Lieberman is an expert in social cognitive neuroscience, a focus that examines how brain function underlies social thinking and social behavior. “Social” cites more than 1,000 published and unpublished studies and explains how 250 million years of evolution have made today’s humans “more connected to the social world and more dependent on the social world.”

“Mammals are more socially connected than reptiles, primates more than other mammals, and humans more than other primates,” Lieberman said. “What this suggests is that becoming more socially connected is essential to our survival. In a sense, evolution has made bets at each step that the best way to make us more successful is to make us more social.”

He argues that many of society’s institutions would function better if they were designed with an understanding of our social nature.

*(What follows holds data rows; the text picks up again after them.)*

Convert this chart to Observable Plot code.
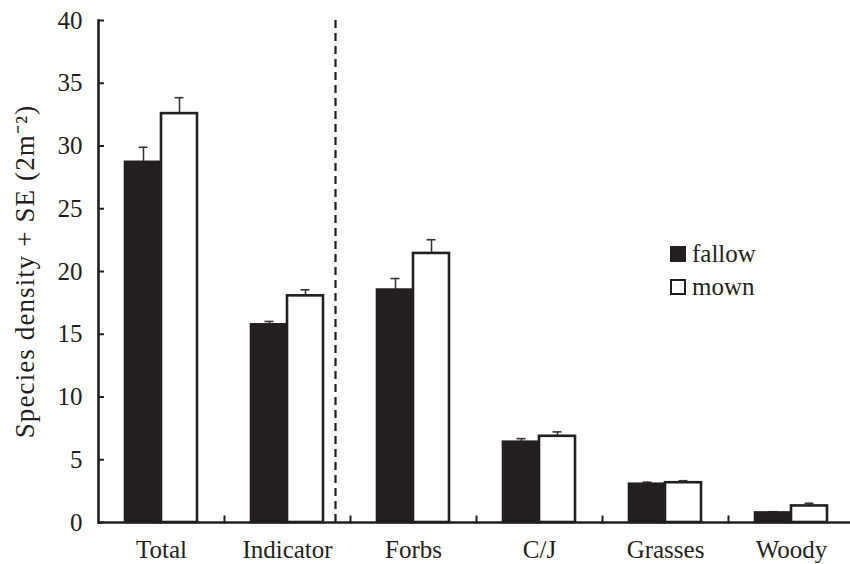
<!DOCTYPE html>
<html>
<head>
<meta charset="utf-8">
<script src="https://cdn.jsdelivr.net/npm/d3@7"></script>
<script src="https://cdn.jsdelivr.net/npm/@observablehq/plot@0.6"></script>
<style>
  body { margin: 0; background: #fff; }
  #wrap { position: relative; width: 850px; height: 564px; font-family: "Liberation Serif", "Times New Roman", serif; color: #231f20; }
  #legend { position: absolute; left: 670px; top: 237px; font-size: 25px; line-height: 33px; }
  #legend .row { display: flex; align-items: center; }
  #legend .sw { width: 12px; height: 12px; border: 2px solid #231f20; margin-right: 6px; box-sizing: content-box; }
  g[aria-label="y-axis label"], g[aria-label="y-axis label"] text { font-size: 27px; letter-spacing: 1.1px; }
</style>
</head>
<body>
<div id="wrap"><div id="legend"></div></div>
<script>
const categories = ["Total", "Indicator", "Forbs", "C/J", "Grasses", "Woody"];
const treatments = ["fallow", "mown"];
const fallow   = [28.7, 15.75, 18.52, 6.40, 3.05, 0.76];
const fallowSE = [1.20, 0.27, 0.92, 0.28, 0.16, 0.10];
const mown     = [32.58, 18.06, 21.44, 6.87, 3.17, 1.32];
const mownSE   = [1.27, 0.48, 1.09, 0.35, 0.16, 0.21];
const yTicks = [0, 5, 10, 15, 20, 25, 30, 35, 40];
const dividerAfter = "Indicator";
const colors = {fallow: "#231f20", mown: "#ffffff"};

const rows = [];
categories.forEach((c, i) => {
  rows.push({cat: c, t: "fallow", v: fallow[i], se: fallowSE[i]});
  rows.push({cat: c, t: "mown", v: mown[i], se: mownSE[i]});
});

const ink = "#231f20";
const chart = Plot.plot({
  width: 850,
  height: 564,
  marginLeft: 95,
  marginRight: -6,
  marginTop: 20,
  marginBottom: 42,
  style: {fontFamily: "'Liberation Serif', 'Times New Roman', serif", color: ink, background: "transparent"},
  fx: {domain: categories, padding: 0, axis: null, label: null},
  x: {domain: treatments, paddingInner: 0, paddingOuter: 0.727, axis: null},
  y: {domain: [0, 40], axis: null},
  marks: [
    Plot.ruleX([{cat: dividerAfter, t: "mown"}], {fx: "cat", x: "t", dx: 30, stroke: ink, strokeWidth: 2.2, strokeDasharray: "8,5"}),
    Plot.ruleX(rows, {fx: "cat", x: "t", y1: "v", y2: d => d.v + d.se, stroke: "#3a3637", strokeWidth: 1.6}),
    Plot.tickY(rows, {fx: "cat", x: "t", y: d => d.v + d.se, stroke: "#3a3637", strokeWidth: 1.6, insetLeft: 13.5, insetRight: 13.5}),
    Plot.barY(rows, {fx: "cat", x: "t", y: "v", fill: d => colors[d.t], stroke: ink, strokeWidth: 2.6}),
    Plot.ruleY([0], {stroke: ink, strokeWidth: 2.6}),
    Plot.frame({anchor: "right", insetTop: 496, stroke: ink, strokeWidth: 2}),
    Plot.frame({anchor: "left", facetAnchor: "left", stroke: ink, strokeWidth: 2.6}),
    Plot.axisY({ticks: yTicks, tickSize: -6, tickPadding: 22, stroke: ink, strokeWidth: 2, fontSize: 25, fill: ink,
      label: "Species density + SE (2m\u207B\u00B2)", labelAnchor: "center", labelOffset: 84, labelArrow: "none"}),
    Plot.axisFx({anchor: "bottom", tickSize: 0, tickPadding: 18, fontSize: 25, fill: ink, label: null})
  ]
});
document.getElementById("wrap").prepend(chart);

const legend = document.getElementById("legend");
treatments.forEach(t => {
  const row = document.createElement("div");
  row.className = "row";
  const sw = document.createElement("div");
  sw.className = "sw";
  sw.style.background = colors[t];
  const label = document.createElement("span");
  label.textContent = t;
  row.append(sw, label);
  legend.append(row);
});
</script>
</body>
</html>
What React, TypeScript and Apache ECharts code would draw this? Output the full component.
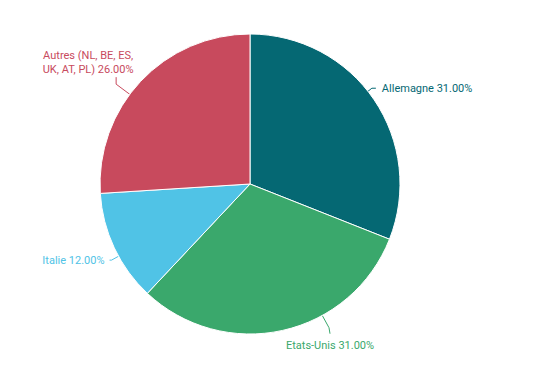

“Some day, we will look back and wonder how we ever had lives, work and schools that weren’t guided by the principles of the social brain,” he writes. “We typically don’t teach history by asking what Napoleon was thinking; we teach about territorial boundaries and make it as non-social as possible. Too often we take away what makes information learnable and memorable and emphasize chronology while leaving out the motivations.”

Lieberman is a professor of psychology in the UCLA College of Letters and Science and a professor of psychiatry and biobehavioral science at UCLA’s Semel Institute for Neuroscience and Human Behavior. The book will be published this week by Crown Publishers.